** start of Information provided **

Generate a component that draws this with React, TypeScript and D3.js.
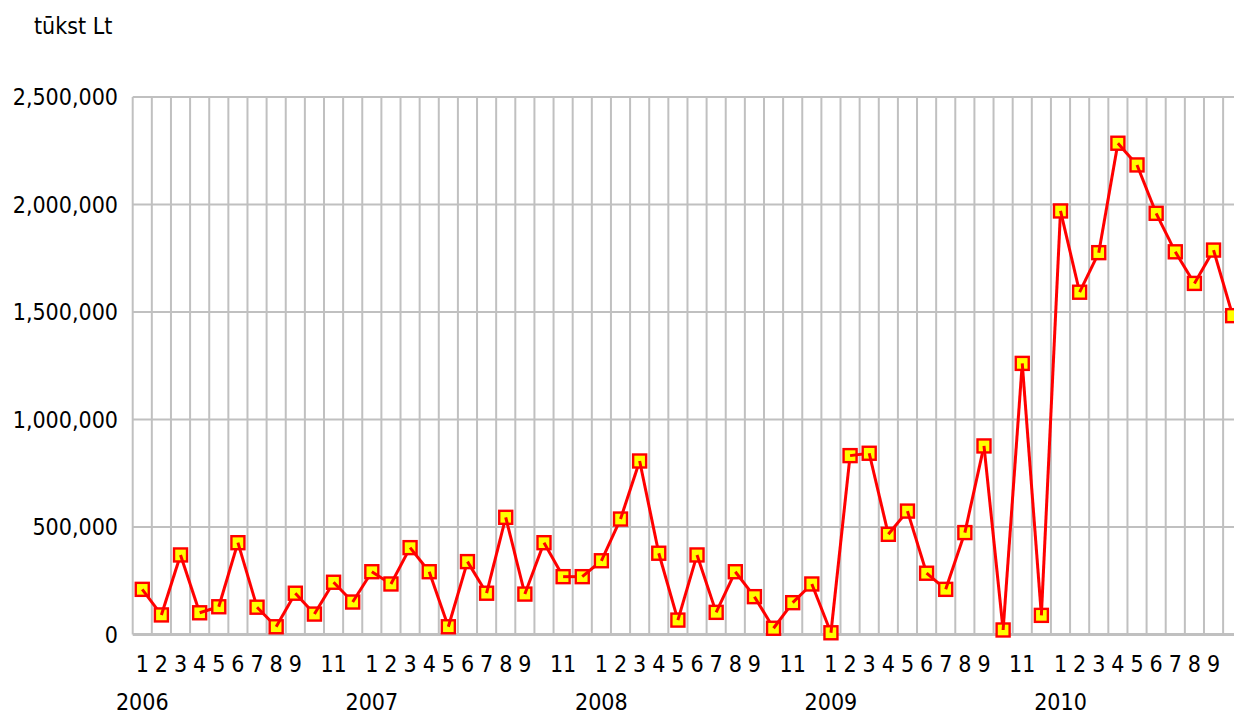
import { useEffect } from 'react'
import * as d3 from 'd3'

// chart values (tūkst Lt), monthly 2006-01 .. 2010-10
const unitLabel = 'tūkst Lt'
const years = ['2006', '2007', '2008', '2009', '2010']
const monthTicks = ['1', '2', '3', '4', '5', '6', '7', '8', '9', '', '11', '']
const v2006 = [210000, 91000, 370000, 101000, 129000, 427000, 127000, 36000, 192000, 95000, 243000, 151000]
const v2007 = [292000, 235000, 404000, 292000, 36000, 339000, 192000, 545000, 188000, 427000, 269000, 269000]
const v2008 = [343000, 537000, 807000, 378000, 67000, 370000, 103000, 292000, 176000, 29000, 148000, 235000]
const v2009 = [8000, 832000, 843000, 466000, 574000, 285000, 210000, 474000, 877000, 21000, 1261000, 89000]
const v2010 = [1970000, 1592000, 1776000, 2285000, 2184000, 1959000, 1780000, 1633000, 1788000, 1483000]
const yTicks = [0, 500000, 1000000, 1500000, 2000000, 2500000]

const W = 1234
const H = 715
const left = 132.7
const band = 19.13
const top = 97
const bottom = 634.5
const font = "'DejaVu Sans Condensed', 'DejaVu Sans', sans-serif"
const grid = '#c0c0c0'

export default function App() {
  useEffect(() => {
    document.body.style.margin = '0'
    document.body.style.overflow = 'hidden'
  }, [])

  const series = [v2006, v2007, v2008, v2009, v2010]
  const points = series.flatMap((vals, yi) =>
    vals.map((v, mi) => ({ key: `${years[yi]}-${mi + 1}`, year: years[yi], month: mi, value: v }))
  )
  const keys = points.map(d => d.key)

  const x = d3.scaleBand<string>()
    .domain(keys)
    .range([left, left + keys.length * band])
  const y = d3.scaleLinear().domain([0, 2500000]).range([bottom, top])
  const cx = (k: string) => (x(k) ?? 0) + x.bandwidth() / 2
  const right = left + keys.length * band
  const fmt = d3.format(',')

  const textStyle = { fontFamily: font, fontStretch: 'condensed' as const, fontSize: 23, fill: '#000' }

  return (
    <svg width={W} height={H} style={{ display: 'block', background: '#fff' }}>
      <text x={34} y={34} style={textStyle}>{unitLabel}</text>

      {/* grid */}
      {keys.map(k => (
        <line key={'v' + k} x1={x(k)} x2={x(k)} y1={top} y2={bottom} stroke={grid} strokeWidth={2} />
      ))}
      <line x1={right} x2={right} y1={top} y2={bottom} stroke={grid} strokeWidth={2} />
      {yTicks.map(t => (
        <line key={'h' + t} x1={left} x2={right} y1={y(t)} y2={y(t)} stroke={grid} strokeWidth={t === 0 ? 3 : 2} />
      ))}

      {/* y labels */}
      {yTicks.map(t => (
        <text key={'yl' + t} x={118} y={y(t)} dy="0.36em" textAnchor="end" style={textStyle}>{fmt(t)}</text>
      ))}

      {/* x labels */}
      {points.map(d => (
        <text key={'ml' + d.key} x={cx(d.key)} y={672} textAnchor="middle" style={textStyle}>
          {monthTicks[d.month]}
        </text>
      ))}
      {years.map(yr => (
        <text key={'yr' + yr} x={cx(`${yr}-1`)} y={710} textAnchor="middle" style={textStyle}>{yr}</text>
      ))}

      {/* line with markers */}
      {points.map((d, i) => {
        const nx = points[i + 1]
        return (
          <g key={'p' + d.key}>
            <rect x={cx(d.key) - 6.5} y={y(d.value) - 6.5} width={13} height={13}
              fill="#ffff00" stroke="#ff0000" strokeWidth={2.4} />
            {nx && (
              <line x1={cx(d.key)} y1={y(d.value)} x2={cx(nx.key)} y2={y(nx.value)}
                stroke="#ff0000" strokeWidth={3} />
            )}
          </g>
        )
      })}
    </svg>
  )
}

** end of Information provided **

> **Aim**: Print out the material word for word, omitting the pictures.

> **Output for this exercise**:
Generate a component that draws this with React, TypeScript and D3.js.
import { useEffect } from 'react'
import * as d3 from 'd3'

// chart values (tūkst Lt), monthly 2006-01 .. 2010-10
const unitLabel = 'tūkst Lt'
const years = ['2006', '2007', '2008', '2009', '2010']
const monthTicks = ['1', '2', '3', '4', '5', '6', '7', '8', '9', '', '11', '']
const v2006 = [210000, 91000, 370000, 101000, 129000, 427000, 127000, 36000, 192000, 95000, 243000, 151000]
const v2007 = [292000, 235000, 404000, 292000, 36000, 339000, 192000, 545000, 188000, 427000, 269000, 269000]
const v2008 = [343000, 537000, 807000, 378000, 67000, 370000, 103000, 292000, 176000, 29000, 148000, 235000]
const v2009 = [8000, 832000, 843000, 466000, 574000, 285000, 210000, 474000, 877000, 21000, 1261000, 89000]
const v2010 = [1970000, 1592000, 1776000, 2285000, 2184000, 1959000, 1780000, 1633000, 1788000, 1483000]
const yTicks = [0, 500000, 1000000, 1500000, 2000000, 2500000]

const W = 1234
const H = 715
const left = 132.7
const band = 19.13
const top = 97
const bottom = 634.5
const font = "'DejaVu Sans Condensed', 'DejaVu Sans', sans-serif"
const grid = '#c0c0c0'

export default function App() {
  useEffect(() => {
    document.body.style.margin = '0'
    document.body.style.overflow = 'hidden'
  }, [])

  const series = [v2006, v2007, v2008, v2009, v2010]
  const points = series.flatMap((vals, yi) =>
    vals.map((v, mi) => ({ key: `${years[yi]}-${mi + 1}`, year: years[yi], month: mi, value: v }))
  )
  const keys = points.map(d => d.key)

  const x = d3.scaleBand<string>()
    .domain(keys)
    .range([left, left + keys.length * band])
  const y = d3.scaleLinear().domain([0, 2500000]).range([bottom, top])
  const cx = (k: string) => (x(k) ?? 0) + x.bandwidth() / 2
  const right = left + keys.length * band
  const fmt = d3.format(',')

  const textStyle = { fontFamily: font, fontStretch: 'condensed' as const, fontSize: 23, fill: '#000' }

  return (
    <svg width={W} height={H} style={{ display: 'block', background: '#fff' }}>
      <text x={34} y={34} style={textStyle}>{unitLabel}</text>

      {/* grid */}
      {keys.map(k => (
        <line key={'v' + k} x1={x(k)} x2={x(k)} y1={top} y2={bottom} stroke={grid} strokeWidth={2} />
      ))}
      <line x1={right} x2={right} y1={top} y2={bottom} stroke={grid} strokeWidth={2} />
      {yTicks.map(t => (
        <line key={'h' + t} x1={left} x2={right} y1={y(t)} y2={y(t)} stroke={grid} strokeWidth={t === 0 ? 3 : 2} />
      ))}

      {/* y labels */}
      {yTicks.map(t => (
        <text key={'yl' + t} x={118} y={y(t)} dy="0.36em" textAnchor="end" style={textStyle}>{fmt(t)}</text>
      ))}

      {/* x labels */}
      {points.map(d => (
        <text key={'ml' + d.key} x={cx(d.key)} y={672} textAnchor="middle" style={textStyle}>
          {monthTicks[d.month]}
        </text>
      ))}
      {years.map(yr => (
        <text key={'yr' + yr} x={cx(`${yr}-1`)} y={710} textAnchor="middle" style={textStyle}>{yr}</text>
      ))}

      {/* line with markers */}
      {points.map((d, i) => {
        const nx = points[i + 1]
        return (
          <g key={'p' + d.key}>
            <rect x={cx(d.key) - 6.5} y={y(d.value) - 6.5} width={13} height={13}
              fill="#ffff00" stroke="#ff0000" strokeWidth={2.4} />
            {nx && (
              <line x1={cx(d.key)} y1={y(d.value)} x2={cx(nx.key)} y2={y(nx.value)}
                stroke="#ff0000" strokeWidth={3} />
            )}
          </g>
        )
      })}
    </svg>
  )
}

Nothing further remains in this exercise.